Electric submersible pump (ESP) systems are typically installed in oil and gas wells where reservoir pressure is inadequate to lift reservoir fluids to the surface or to increase production in natural producing wells. As a reservoir is produced, the pressure in the pore space of the rocks decreases, and thus may require the introduction of some type of artificial lift system to continue production as a reservoir or a well ages. An ESP system provides an artificial lift for a reservoir and/or well and comprises a motor to convert electrical power from a cable to mechanical power to drive the pump.
While operating the powered devices associated with an ESP system in a downhole environment, it is important to make accurate and real time measurements of operational properties associated with the downhole device and its surroundings. Accurate monitoring of these operating parameters can help ensure reliable operation and can allow for the detection of problems with the system from the surface. When operating an electric submersible pump it can be beneficial to monitor properties associated with the fluid surrounding the pump and also the temperature and vibrations within the ESP system. In most operating environments, it can be critical to monitor the temperature of the ESP motor, because overheating of the motor can greatly affect the performance and durability of the device and can cause damage to vital electrical circuits and sensors.

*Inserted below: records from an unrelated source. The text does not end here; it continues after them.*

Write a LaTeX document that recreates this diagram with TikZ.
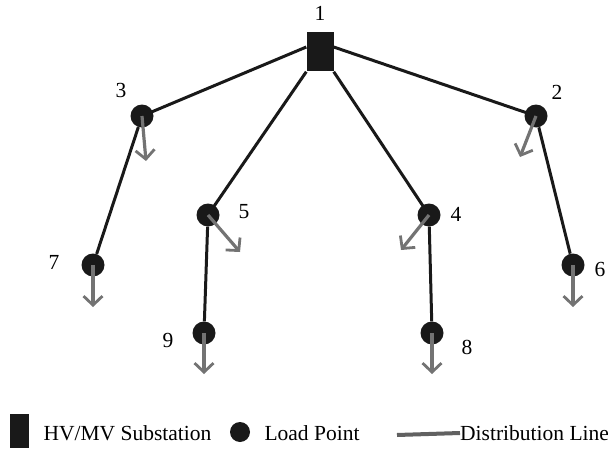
\documentclass[tikz,border=0pt]{standalone}
\usepackage{fontspec}
\setmainfont{Liberation Serif}
\usetikzlibrary{arrows.meta}

\tikzset{
  substation/.style={fill=black!90, minimum width=27pt, minimum height=39pt, inner sep=0pt},
  loadpt/.style={circle, fill=black!90, minimum size=23pt, inner sep=0pt},
  feeder/.style={line width=3pt, black!90},
  loadarrow/.style={line width=3.2pt, black!55, -{Straight Barb[length=9pt,width=19pt,line width=2.8pt]}},
  lbl/.style={font=\fontsize{21.5}{24}\selectfont}
}

\begin{document}
\begin{tikzpicture}[x=1pt,y=-1pt]
  \useasboundingbox (0,0) rectangle (608,452);
  % nodes
  \node[substation] (n1) at (320,52) {}; \node[lbl] at (320,13) {1};
  \node[loadpt] (n3) at (142,116) {}; \node[lbl] at (121,90) {3};
  \node[loadpt] (n2) at (536,116) {}; \node[lbl] at (557,92) {2};
  \node[loadpt] (n5) at (208,215) {}; \node[lbl] at (244,212) {5};
  \node[loadpt] (n4) at (429,215) {}; \node[lbl] at (456,214) {4};
  \node[loadpt] (n7) at (93,265) {}; \node[lbl] at (54,262) {7};
  \node[loadpt] (n6) at (573,265) {}; \node[lbl] at (600,269) {6};
  \node[loadpt] (n9) at (204,333) {}; \node[lbl] at (168,340) {9};
  \node[loadpt] (n8) at (432,333) {}; \node[lbl] at (467,347) {8};
  % lines
  \draw[feeder] (n1.160) -- (n3.center);
  \draw[feeder] (n1.20) -- (n2.center);
  \draw[feeder] (n1.south west) -- (n5.center);
  \draw[feeder] (n1.south east) -- (n4.center);
  \draw[feeder] (n3) -- (n7); \draw[feeder] (n5) -- (n9);
  \draw[feeder] (n4) -- (n8); \draw[feeder] (n2) -- (n6);
  % loads
  \coordinate (l3) at (146,161); \coordinate (l2) at (520,157);
  \coordinate (l5) at (240,252); \coordinate (l4) at (401,250);
  \coordinate (l7) at (93,307); \coordinate (l6) at (573,307);
  \coordinate (l9) at (204,374); \coordinate (l8) at (432,374);
  \foreach \n in {3,2,5,4,7,6,9,8}
    \draw[loadarrow] (n\n.center) -- (l\n);
  % legend
  \node[substation, minimum width=19pt, minimum height=34pt] (key1) at (19,431) {};
  \node[lbl, anchor=west] at (40,433) {HV/MV Substation};
  \node[loadpt, minimum size=20pt] (key2) at (240,432) {};
  \node[lbl, anchor=west] at (261,433) {Load Point};
  \coordinate (key3) at (397,435);
  \node[lbl, anchor=west, inner sep=0pt] (key4) at (460,433) {Distribution Line};
  \draw[line width=4pt, black!62] (key3) -- (key4.west);
\end{tikzpicture}
\end{document}
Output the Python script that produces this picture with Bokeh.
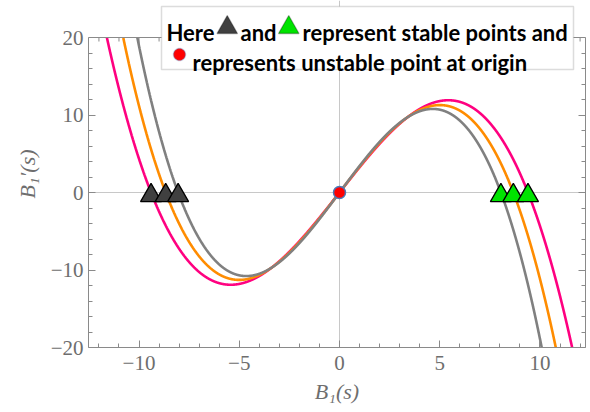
import numpy as np
from bokeh.plotting import figure
from bokeh.models import (LinearAxis, FixedTicker, Span, Label, PolyAnnotation, Range1d)
from bokeh.embed import file_html
from bokeh.resources import INLINE

# ---- data ----
# each curve: B1'(s) = slope * B1 * (1 - B1^2 / root^2)
curve_roots = [9.40, 8.67, 8.05]
curve_slopes = [3.29, 3.38, 3.48]
curve_colors = ["#ff0080", "#ff8c00", "#808080"]

stable_left_x = [-9.40, -8.67, -8.05]
stable_right_x = [8.05, 8.67, 9.40]
stable_y = [0.0, 0.0, 0.0]
unstable_x = [0.0]
unstable_y = [0.0]

x_ticks = [-10, -5, 0, 5, 10]
x_tick_labels = ["\u221210", "\u22125", "0", "5", "10"]
y_ticks = [-20, -10, 0, 10, 20]
y_tick_labels = ["\u221220", "\u221210", "0", "10", "20"]

legend_line1 = ["Here", "and", "represent stable points and"]
legend_line2 = "represents unstable point at origin"

X_MIN, X_MAX = -12.52, 12.27
Y_MIN, Y_MAX = -20, 20

W, H = 590, 412
FL, FR, FT, FB = 88, 585, 37, 347   # plot-frame edges (canvas px) of the reference
PPU_Y = (FB - FT) / (Y_MAX - Y_MIN)
# the drawing area is extended to the top of the canvas so the legend box can sit above the frame
Y_TOP = Y_MAX + FT / PPU_Y

p = figure(width=W, height=H, x_range=Range1d(X_MIN, X_MAX), y_range=Range1d(Y_MIN, Y_TOP),
           output_backend="svg", toolbar_location=None,
           min_border_left=FL, min_border_right=W - FR, min_border_top=0, min_border_bottom=H - FB,
           background_fill_color="white", border_fill_color="white")
p.grid.visible = False
p.outline_line_color = None

p.add_layout(LinearAxis(), "right")

axis_col = "#8a8a8a"
lab_col = "#6e6e6e"
x_minor = [v for v in range(-12, 13) if v not in x_ticks]
y_minor = [v for v in range(-20, 21, 2) if v not in y_ticks]

p.xaxis.ticker = FixedTicker(ticks=x_ticks, minor_ticks=x_minor)
p.xaxis.major_label_overrides = {t: l for t, l in zip(x_ticks, x_tick_labels)}
for ax in p.yaxis:
    ax.ticker = FixedTicker(ticks=y_ticks, minor_ticks=y_minor)
    ax.major_label_overrides = {t: l for t, l in zip(y_ticks, y_tick_labels)}
    ax.bounds = (Y_MIN, Y_MAX)

for ax in list(p.xaxis) + list(p.yaxis):
    ax.axis_line_color = axis_col
    ax.axis_line_width = 1
    ax.major_tick_line_color = axis_col
    ax.minor_tick_line_color = axis_col
    ax.major_tick_in = 7
    ax.major_tick_out = 0
    ax.minor_tick_in = 4
    ax.minor_tick_out = 0
    ax.major_label_text_font = "Liberation Serif"
    ax.major_label_text_font_size = "21px"
    ax.major_label_text_color = lab_col
    ax.axis_label_text_font = "Liberation Serif"
    ax.axis_label_text_font_size = "22px"
    ax.axis_label_text_font_style = "italic"
    ax.axis_label_text_color = lab_col

rax = p.right[0]
rax.major_label_text_font_size = "1px"
rax.major_label_text_color = None
rax.major_label_standoff = 0
rax.axis_label = None

p.below[0].axis_label = "B\u2081(s)"
p.below[0].major_label_standoff = 8
p.below[0].axis_label_standoff = 6
p.left[0].axis_label = "B\u2081\u2032(s)"
p.left[0].major_label_standoff = 5
p.left[0].axis_label_standoff = 8

# top edge of the frame with its inward ticks
p.add_layout(Span(location=Y_MAX, dimension="width", line_color=axis_col, line_width=1))
top_major = np.array(x_ticks, dtype=float)
top_minor = np.array(x_minor, dtype=float)
p.segment(top_major, Y_MAX, top_major, Y_MAX - 7 / PPU_Y, line_color=axis_col, line_width=1)
p.segment(top_minor, Y_MAX, top_minor, Y_MAX - 4 / PPU_Y, line_color=axis_col, line_width=1)

# zero axes lines (below the curves and markers)
p.add_layout(Span(location=0, dimension="width", line_color="#c8c8c8", line_width=1, level="underlay"))
p.add_layout(Span(location=0, dimension="height", line_color="#c8c8c8", line_width=1, level="underlay"))

xs = np.linspace(X_MIN, X_MAX, 5000)
for r, a, c in zip(curve_roots, curve_slopes, curve_colors):
    ys = a * xs * (1 - xs ** 2 / r ** 2)
    ys = np.where(np.abs(ys) <= Y_MAX, ys, np.nan)
    p.line(xs, ys, line_color=c, line_width=2.6)

# nudge so the triangle's bounding box (not its centroid) is centred on the point
tri_size = 21
tri_dy = (tri_size * np.sqrt(3) / 2 / 6) / PPU_Y
for xv, yv in zip(stable_left_x, stable_y):
    p.scatter([xv], [yv - tri_dy], marker="triangle", size=tri_size,
              fill_color="#404040", line_color="black", line_width=1.3)
for xv, yv in zip(stable_right_x, stable_y):
    p.scatter([xv], [yv - tri_dy], marker="triangle", size=tri_size,
              fill_color="#00e400", line_color="black", line_width=1.3)
p.scatter(unstable_x, unstable_y, marker="circle", size=12, fill_color="#ff0000",
          line_color="#4a78b8", line_width=1.5)

# ---- legend box (canvas px -> screen units relative to the frame's bottom-left) ----
def sx(cx):
    return float(cx - FL)

def sy(cy):
    return float(FB - cy)

box_l, box_r, box_t, box_b = 161, 573, 6, 69
p.add_layout(PolyAnnotation(xs=[sx(box_l), sx(box_r), sx(box_r), sx(box_l)],
                            ys=[sy(box_t), sy(box_t), sy(box_b), sy(box_b)],
                            xs_units="screen", ys_units="screen",
                            fill_color="white", fill_alpha=1.0,
                            line_color="#8a8a8a", line_width=1.5, level="overlay"))

def tri(l, r, top, bot, col):
    return PolyAnnotation(xs=[sx(l), sx(r), sx((l + r) / 2)], ys=[sy(bot), sy(bot), sy(top)],
                          xs_units="screen", ys_units="screen", fill_color=col, fill_alpha=1.0,
                          line_color="black", line_width=1.3, level="overlay")

p.add_layout(tri(216.5, 237, 15, 33, "#404040"))
p.add_layout(tri(278, 298.5, 15, 33, "#00e400"))
ang = np.linspace(0, 2 * np.pi, 40, endpoint=False)
p.add_layout(PolyAnnotation(xs=[sx(v) for v in 179 + 6 * np.cos(ang)],
                            ys=[sy(v) for v in 54 + 6 * np.sin(ang)],
                            xs_units="screen", ys_units="screen", fill_color="#ff0000", fill_alpha=1.0,
                            line_color="#4a78b8", line_width=1.5, level="overlay"))

def lab(cx, cy, txt):
    return Label(x=sx(cx), y=sy(cy), x_units="screen", y_units="screen", text=txt,
                 text_font="Lato", text_font_style="bold", text_font_size="22px",
                 text_color="black", text_align="left", text_baseline="alphabetic", level="overlay")

p.add_layout(lab(166, 32, legend_line1[0]))
p.add_layout(lab(240, 32, legend_line1[1]))
p.add_layout(lab(302, 32, legend_line1[2]))
p.add_layout(lab(192, 62, legend_line2))

open("out.html", "w").write(file_html(p, INLINE))
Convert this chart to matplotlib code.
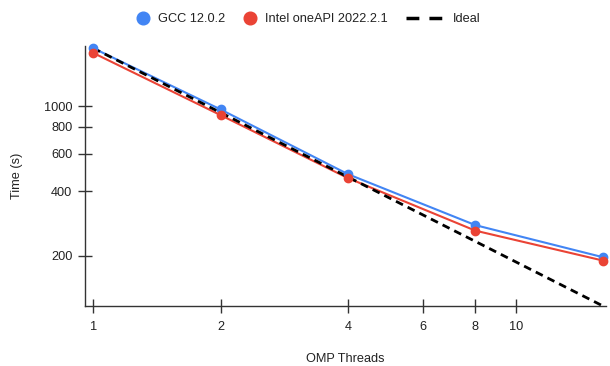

Referring now to FIG. 1, a prior art ESP system is shown comprising pump 16 and motor 8, which drives pump 16. Power from a power line located externally of production tube 17 is connected to motor 8 by way of wet connect 15. Sealing means 18 are provided between the pump and the production tube 17 so the flow path of produced fluids is into the pump inlet 20 and out through the pump outlet beyond the sealing means 18 and upwardly toward the surface. An electronic sensor system (ESP gauge) 2 is typically provided with an ESP system and includes sensors configured to measure and monitor the fluid properties in the well in addition to the operating properties of the motor. By monitoring characteristics of the motor such as the operating temperature, pressure and vibration, the operation of the motor can be controlled to prevent overheating, failure or operating conditions that would shorten its life. In the typical configuration, the gauge is connected to the motor by way of capillary tubes (not shown) that house the electrical connecting leads for transmitting the sensed information pertaining to temperature, pressure, vibration, or other operating parameters of the motor. These capillary tubes are typically routed along the wet connect portion of the tubing string and are housed within grooves in the ESP system housing to protect the tubes and connecting leads from damage during deployment and use. With the gauge 2 located downhole from the motor 8 as shown in this arrangement, the capillary tubes and cabling must pass around the wet connect module 15 in order to connect the ESP motor with the sensor device. Accordingly, the location and configuration of these capillary tubes and cabling make the manufacture, deployment and maintenance of the sensor system difficult and are a significant source of damage, failure or malfunction.
Additionally, the location of the gauge at a position spaced away from the motor may introduce unreliability and error into the task of obtaining, monitoring, or processing sensor information that is indicative of motor performance and wellbore conditions. Therefore, any advance that could provide for a more reliable and protected manner of connection for the ESP system sensor equipment located within the gauge would provide a competitive advantage.